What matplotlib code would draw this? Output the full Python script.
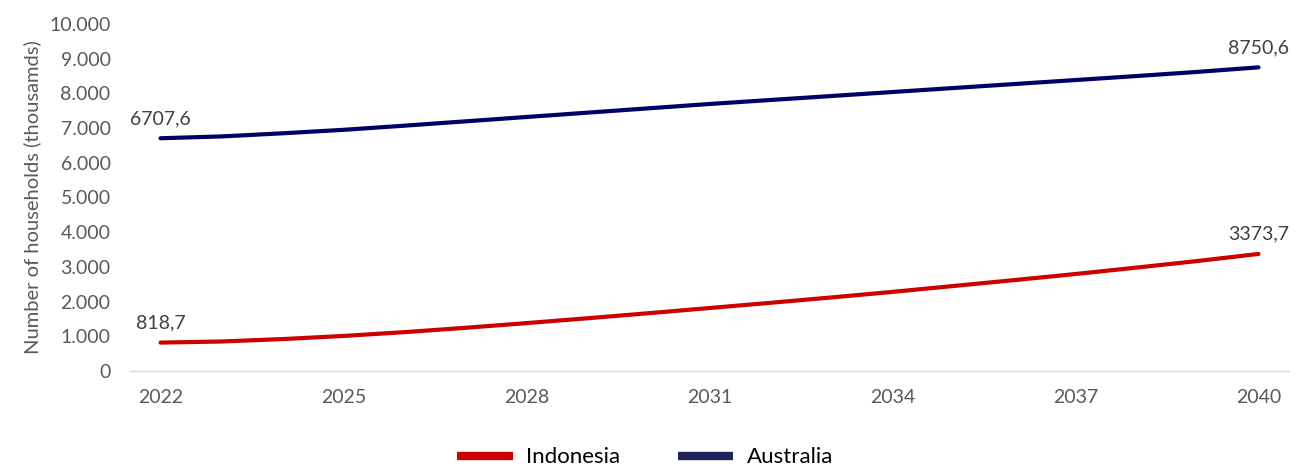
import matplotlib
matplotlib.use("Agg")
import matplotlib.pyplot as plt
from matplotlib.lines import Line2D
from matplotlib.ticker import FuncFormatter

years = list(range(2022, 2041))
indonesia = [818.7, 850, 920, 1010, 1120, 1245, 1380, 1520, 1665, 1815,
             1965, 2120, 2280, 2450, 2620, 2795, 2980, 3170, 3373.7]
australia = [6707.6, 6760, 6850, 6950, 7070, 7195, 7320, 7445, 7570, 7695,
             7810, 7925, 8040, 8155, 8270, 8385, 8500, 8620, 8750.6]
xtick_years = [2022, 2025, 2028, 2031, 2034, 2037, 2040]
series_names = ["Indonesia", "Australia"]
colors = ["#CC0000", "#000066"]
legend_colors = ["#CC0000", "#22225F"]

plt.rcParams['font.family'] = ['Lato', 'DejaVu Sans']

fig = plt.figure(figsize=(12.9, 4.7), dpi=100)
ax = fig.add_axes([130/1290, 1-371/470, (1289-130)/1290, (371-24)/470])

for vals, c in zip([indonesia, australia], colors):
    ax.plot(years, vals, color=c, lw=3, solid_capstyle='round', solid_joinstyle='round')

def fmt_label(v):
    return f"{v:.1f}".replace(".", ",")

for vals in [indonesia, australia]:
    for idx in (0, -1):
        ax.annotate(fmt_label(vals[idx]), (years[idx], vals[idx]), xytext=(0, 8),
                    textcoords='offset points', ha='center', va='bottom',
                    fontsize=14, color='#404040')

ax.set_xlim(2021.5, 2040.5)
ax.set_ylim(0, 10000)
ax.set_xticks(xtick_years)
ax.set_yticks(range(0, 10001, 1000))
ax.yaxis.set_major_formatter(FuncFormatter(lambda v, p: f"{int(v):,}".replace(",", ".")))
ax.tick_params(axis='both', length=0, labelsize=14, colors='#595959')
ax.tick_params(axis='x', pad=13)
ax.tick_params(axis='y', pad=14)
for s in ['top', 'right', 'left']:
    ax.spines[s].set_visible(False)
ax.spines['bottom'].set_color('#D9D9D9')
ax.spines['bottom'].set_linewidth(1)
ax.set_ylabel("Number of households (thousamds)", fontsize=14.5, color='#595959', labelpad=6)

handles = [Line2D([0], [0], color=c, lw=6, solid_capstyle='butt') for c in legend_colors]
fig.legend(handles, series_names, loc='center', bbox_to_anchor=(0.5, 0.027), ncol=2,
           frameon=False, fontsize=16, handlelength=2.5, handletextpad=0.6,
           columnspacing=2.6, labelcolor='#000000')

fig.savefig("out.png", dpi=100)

• Requirement: The listing above needs to be output again exactly. Don't include the pictures.

• Answer to this exercise:
What matplotlib code would draw this? Output the full Python script.
import matplotlib
matplotlib.use("Agg")
import matplotlib.pyplot as plt
from matplotlib.lines import Line2D
from matplotlib.ticker import FuncFormatter

years = list(range(2022, 2041))
indonesia = [818.7, 850, 920, 1010, 1120, 1245, 1380, 1520, 1665, 1815,
             1965, 2120, 2280, 2450, 2620, 2795, 2980, 3170, 3373.7]
australia = [6707.6, 6760, 6850, 6950, 7070, 7195, 7320, 7445, 7570, 7695,
             7810, 7925, 8040, 8155, 8270, 8385, 8500, 8620, 8750.6]
xtick_years = [2022, 2025, 2028, 2031, 2034, 2037, 2040]
series_names = ["Indonesia", "Australia"]
colors = ["#CC0000", "#000066"]
legend_colors = ["#CC0000", "#22225F"]

plt.rcParams['font.family'] = ['Lato', 'DejaVu Sans']

fig = plt.figure(figsize=(12.9, 4.7), dpi=100)
ax = fig.add_axes([130/1290, 1-371/470, (1289-130)/1290, (371-24)/470])

for vals, c in zip([indonesia, australia], colors):
    ax.plot(years, vals, color=c, lw=3, solid_capstyle='round', solid_joinstyle='round')

def fmt_label(v):
    return f"{v:.1f}".replace(".", ",")

for vals in [indonesia, australia]:
    for idx in (0, -1):
        ax.annotate(fmt_label(vals[idx]), (years[idx], vals[idx]), xytext=(0, 8),
                    textcoords='offset points', ha='center', va='bottom',
                    fontsize=14, color='#404040')

ax.set_xlim(2021.5, 2040.5)
ax.set_ylim(0, 10000)
ax.set_xticks(xtick_years)
ax.set_yticks(range(0, 10001, 1000))
ax.yaxis.set_major_formatter(FuncFormatter(lambda v, p: f"{int(v):,}".replace(",", ".")))
ax.tick_params(axis='both', length=0, labelsize=14, colors='#595959')
ax.tick_params(axis='x', pad=13)
ax.tick_params(axis='y', pad=14)
for s in ['top', 'right', 'left']:
    ax.spines[s].set_visible(False)
ax.spines['bottom'].set_color('#D9D9D9')
ax.spines['bottom'].set_linewidth(1)
ax.set_ylabel("Number of households (thousamds)", fontsize=14.5, color='#595959', labelpad=6)

handles = [Line2D([0], [0], color=c, lw=6, solid_capstyle='butt') for c in legend_colors]
fig.legend(handles, series_names, loc='center', bbox_to_anchor=(0.5, 0.027), ncol=2,
           frameon=False, fontsize=16, handlelength=2.5, handletextpad=0.6,
           columnspacing=2.6, labelcolor='#000000')

fig.savefig("out.png", dpi=100)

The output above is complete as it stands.